Investors have grown fearful that the economic rebound they’ve been betting on over the past eight months will be fleeting, considering that job losses remain high and consumers still aren’t spending freely. Stocks have zigzagged over the past few weeks amid the heightened uncertainty.
Stocks ended mostly higher Tuesday, after swinging between gains and losses, as an increase in commodity prices and corporate dealmaking abated some of investors concerns about the economy. The Dow Jones industrial average slipped 17 points, after rising 77 on Monday, while broader indexes rose modestly.

On Wednesday, the ISM said its U.S. non-manufacturing index dipped to 50.6 in November, from 50.9 in September. The business activity index was essentially unchanged at 55.2 from 55.1. The employment component fell to 41.1 from 44.3. New orders inched up to 55.6 from 54.2. Prices paid rose to 53.0 after diving over 14 points in September to 48.8. The composite ISM manufacturing and non-manufacturing index was steady at 51.2 from 51.1.

“That’s not quite as good as expected,” said Action Economics analysts in a website posting Wednesday. “[N]evertheless it’s still well off of last November’s all time low 37.4” reading, analysts said.

Also Wednesday, ADP reported that private payrolls fell 203,000 in October, from a revised drop of 227,000 in September (from -254,000). The goods producing sector lost 117,000 jobs, while manufacturing saw a 65,000 decline. The service sector lost 86,000 jobs.

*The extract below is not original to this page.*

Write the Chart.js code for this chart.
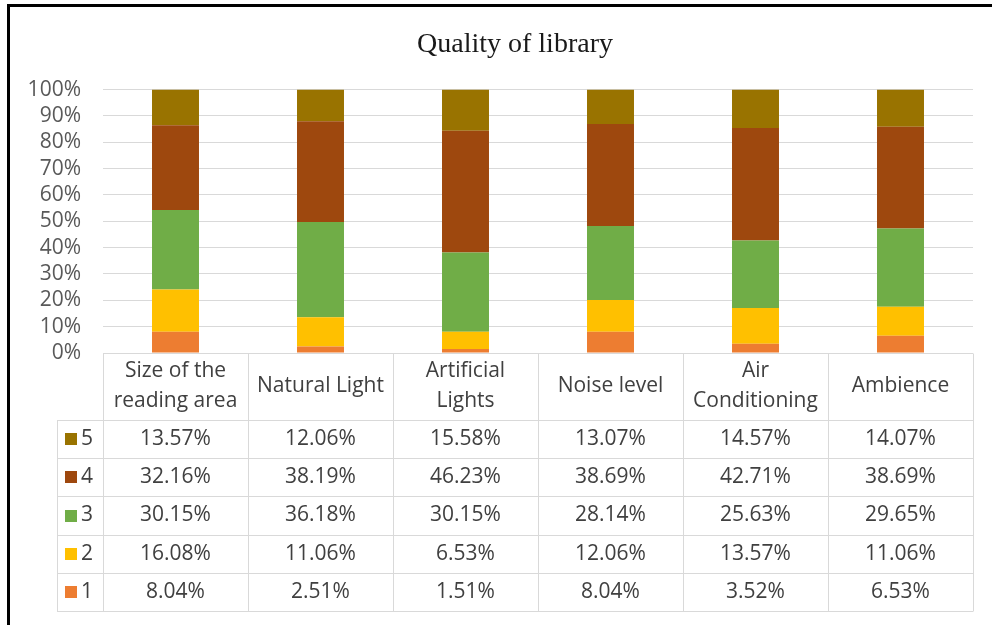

Investors eager for more information on the battered labor market will get data on weekly jobless claims on Thursday and the government’s employment report for October on Friday.

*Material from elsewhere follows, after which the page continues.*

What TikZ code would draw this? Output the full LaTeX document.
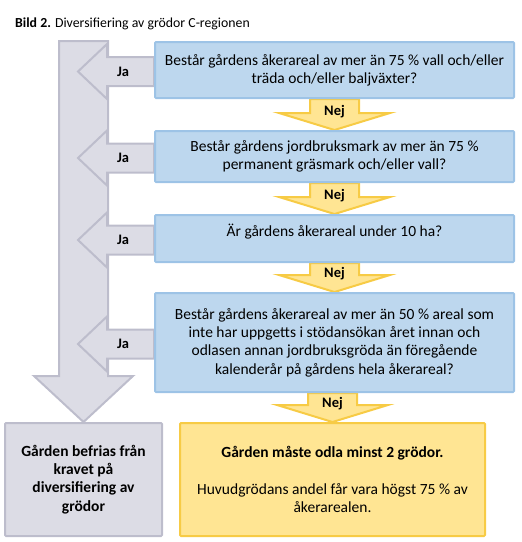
\documentclass[tikz,border=0pt]{standalone}
\usepackage{fontspec}
\setmainfont{Carlito}
\usetikzlibrary{positioning,calc,backgrounds}

\definecolor{boxblue}{HTML}{BDD7EE}
\definecolor{lineblue}{HTML}{9DC3E6}
\definecolor{boxgrey}{HTML}{DCDCE5}
\definecolor{linegrey}{HTML}{BDBDCC}
\definecolor{boxyellow}{HTML}{FFE593}
\definecolor{lineyellow}{HTML}{F7CB45}

\tikzset{
  txt/.style={font=\fontsize{15.5}{18.3}\selectfont, inner sep=0pt},
  question/.style={txt, draw=lineblue, fill=boxblue, line width=2pt, rounded corners=1pt,
    minimum width=359pt, align=center},
  greybox/.style={txt, draw=linegrey, fill=boxgrey, line width=2pt, rounded corners=1pt,
    minimum width=157pt, minimum height=113pt, align=center, font=\fontsize{15.5}{18.3}\selectfont\bfseries},
  yellowbox/.style={txt, draw=lineyellow, fill=boxyellow, line width=2pt, rounded corners=1pt,
    minimum width=305pt, minimum height=113pt, align=center},
  jaarrow/.style={draw=linegrey, fill=boxgrey, line width=2pt, line join=miter},
  nejarrow/.style={draw=lineyellow, fill=boxyellow, line width=2pt, line join=miter},
  answer/.style={txt, font=\fontsize{14.5}{17}\selectfont\bfseries}
}

\begin{document}
\begin{tikzpicture}[x=1pt, y=-1pt]
  \useasboundingbox (0,0) rectangle (522,542);

  % Title
  \node[txt, anchor=base west, font=\fontsize{13.8}{16}\selectfont] (title) at (15,27)
    {\textbf{Bild 2.} Diversifiering av grödor C-regionen};

  % Questions
  \node[question, minimum height=56pt] (q1) at (334.5,70)
    {Består gårdens åkerareal av mer än 75~\% vall och/eller\\träda och/eller baljväxter?};
  \node[question, minimum height=51pt] (q2) at (334.5,156.5)
    {Består gårdens jordbruksmark av mer än 75~\%\\permanent gräsmark och/eller vall?};
  \node[question, minimum height=47pt, text depth=16pt] (q3) at (334.5,238.5)
    {Är gårdens åkerareal under 10 ha?};
  \node[question, minimum height=99pt] (q4) at (334.5,342.5)
    {Består gårdens åkerareal av mer än 50~\% areal som\\inte har uppgetts i stödansökan året innan och\\odlasen annan jordbruksgröda än föregående\\kalenderår på gårdens hela åkerareal?};

  % Outcomes
  \node[greybox] (free) at (83.5,479.5)
    {Gården befrias från\\kravet på\\diversifiering av\\grödor};
  \node[yellowbox] (must) at (332.5,479.5)
    {\textbf{Gården måste odla minst 2 grödor.}\\[18.3pt]Huvudgrödans andel får vara högst 75~\% av\\åkerarealen.};

  \begin{scope}[on background layer]
    % Ja shaft
    \draw[jaarrow] let \p1=(free.north), \p2=(q1.north) in
      (\x1-24.5pt,\y2) -- (\x1+24.5pt,\y2) -- (\x1+24.5pt,\y1+46pt) -- (\x1+49.5pt,\y1+46pt)
      -- (\x1,\y1) -- (\x1-49.5pt,\y1+46pt) -- (\x1-24.5pt,\y1+46pt) -- cycle;
    \coordinate (shaft) at (107,42);

    % Ja arrows
    \foreach \q in {q1,q2,q3,q4} {
      \draw[jaarrow] let \p1=($(\q.west)+(0,1.5)$), \p2=(shaft) in
        (\x1,\y1+14.5pt) -- (\x2,\y1+14.5pt) -- (\x2,\y1+27.5pt) -- (\x2-29pt,\y1)
        -- (\x2,\y1-27.5pt) -- (\x2,\y1-14.5pt) -- (\x1,\y1-14.5pt) -- cycle;
      \path let \p1=($(\q.west)+(0,1.5)$), \p2=(shaft) in
        node[answer] (ja-\q) at (\x2+16pt,\y1) {Ja};
    }

    % Nej arrows
    \foreach \a/\b in {q1/q2,q2/q3,q3/q4,q4/must} {
      \draw[nejarrow] let \p1=(\a.south), \p2=(\b.north) in
        (\x2-24.5pt,\y1) -- (\x2-24.5pt,\y2+17pt) -- (\x2-55.5pt,\y2+17pt) -- (\x2,\y2)
        -- (\x2+55.5pt,\y2+17pt) -- (\x2+24.5pt,\y2+17pt) -- (\x2+24.5pt,\y1) -- cycle;
      \path let \p1=(\a.south), \p2=(\b.north) in
        node[answer] (nej-\a) at (\x2,\y2+18pt) {Nej};
    }
  \end{scope}
\end{tikzpicture}
\end{document}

The latest earnings reports were mostly upbeat. Comcast (CMCSA) reported a 22% increase in its third-quarter earnings. The nation’s largest cable TV operator also said it sees signs the economy is improving.

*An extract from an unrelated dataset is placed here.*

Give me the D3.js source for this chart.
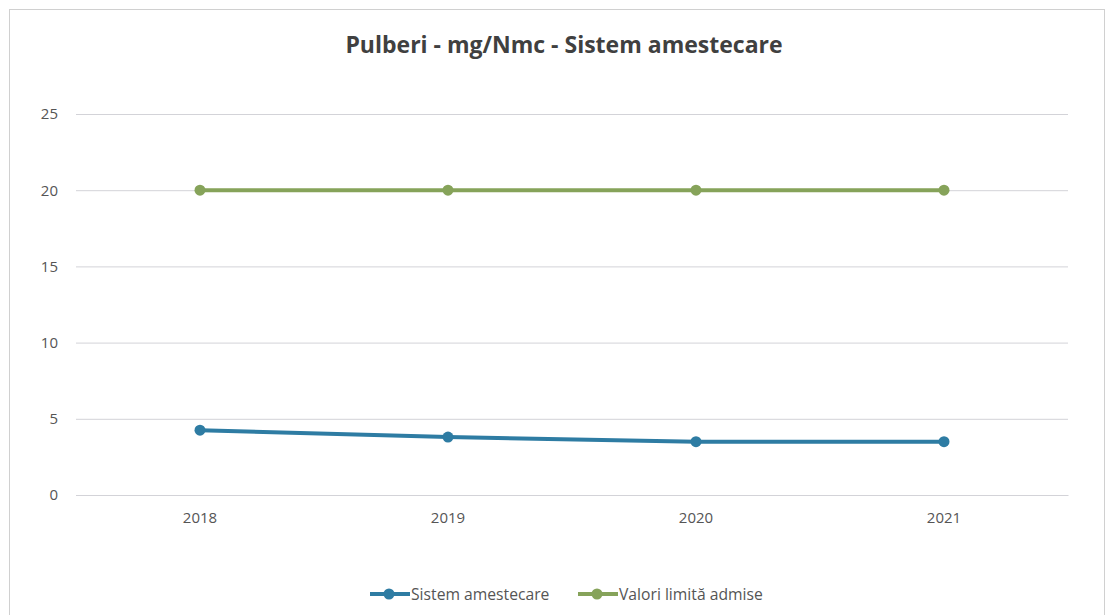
<!DOCTYPE html>
<html><head><meta charset="utf-8">
<script src="https://cdn.jsdelivr.net/npm/d3@7"></script>
<style>body{margin:0;background:#fff;}svg{display:block;font-family:"Open Sans",sans-serif;}</style>
</head><body><svg id="c" width="1106" height="615"></svg>
<script>
const categories = ["2018","2019","2020","2021"];
const sistemValues = [4.25, 3.8, 3.5, 3.5];
const limitValues = [20, 20, 20, 20];
const yTicks = [0,5,10,15,20,25];
const seriesNames = ["Sistem amestecare","Valori limită admise"];
const seriesColors = ["#2e7ca3","#86a35a"];
const title = "Pulberi - mg/Nmc - Sistem amestecare";

const svg = d3.select("#c");
svg.append("rect").attr("x",9.5).attr("y",9.5).attr("width",1095).attr("height",620)
  .attr("fill","none").attr("stroke","#d0d0d0");
const x = d3.scaleBand().domain(categories).range([76,1068]);
const y = d3.scaleLinear().domain([0,25]).range([495,114]);

svg.append("text").attr("x",564).attr("y",53).attr("text-anchor","middle")
  .attr("font-size",23).attr("font-weight","bold").attr("fill","#404040").text(title);

const gy = svg.append("g").attr("transform","translate(76,0)")
  .call(d3.axisLeft(y).tickValues(yTicks).tickSize(-992).tickPadding(18));
gy.select(".domain").remove();
gy.selectAll("line").attr("stroke","#d3d3d8");
gy.selectAll("text").attr("font-size",15).attr("fill","#555").attr("font-family","'Open Sans',sans-serif");

const gx = svg.append("g").attr("transform","translate(0,495)")
  .call(d3.axisBottom(x).tickSize(0).tickPadding(17));
gx.select(".domain").attr("stroke","#d3d3d8");
gx.selectAll("text").attr("font-size",15).attr("fill","#555").attr("font-family","'Open Sans',sans-serif");

const data = [sistemValues, limitValues];
const line = d3.line().x((d,i)=>x(categories[i])+x.bandwidth()/2).y(d=>y(d));
data.forEach((vals,k)=>{
  svg.append("path").datum(vals).attr("d",line).attr("fill","none")
    .attr("stroke",seriesColors[k]).attr("stroke-width",4).attr("stroke-linecap","round");
  svg.selectAll(null).data(vals).enter().append("circle")
    .attr("cx",(d,i)=>x(categories[i])+x.bandwidth()/2).attr("cy",d=>y(d))
    .attr("r",5.5).attr("fill",seriesColors[k]);
});

const legX = [370, 578];
seriesNames.forEach((n,k)=>{
  const g = svg.append("g").attr("transform",`translate(${legX[k]},594)`);
  g.append("line").attr("x1",0).attr("x2",40).attr("stroke",seriesColors[k]).attr("stroke-width",4);
  g.append("circle").attr("cx",19).attr("r",5.5).attr("fill",seriesColors[k]);
  g.append("text").attr("x",41).attr("y",5.5).attr("font-size",15.7).attr("fill","#555").text(n);
});
</script></body></html>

Media conglomerate Time Warner Inc.) reported a 38% drop in third-quarter profit, but the results beat expectations. The company also boosted its full-year earnings forecast.

Pulte Homes’ (PHM) third-quarter loss widened, but the homebuilder said it has continued to see stabilization in the housing market.

Oilfield services giant Baker Hughes (BHI) reported a third quarter profit of 18 cents per share, vs. a profit of $1.39 a year earlier, as revenues dropped 26%.

Marsh & McLennan Cos. (MMC) posted a third-quarter profit of 41 cents per share, vs. a loss of 2 cents one year earlier, as lower expenses offset a 10% revenue decline at the provider of risk and insurance services.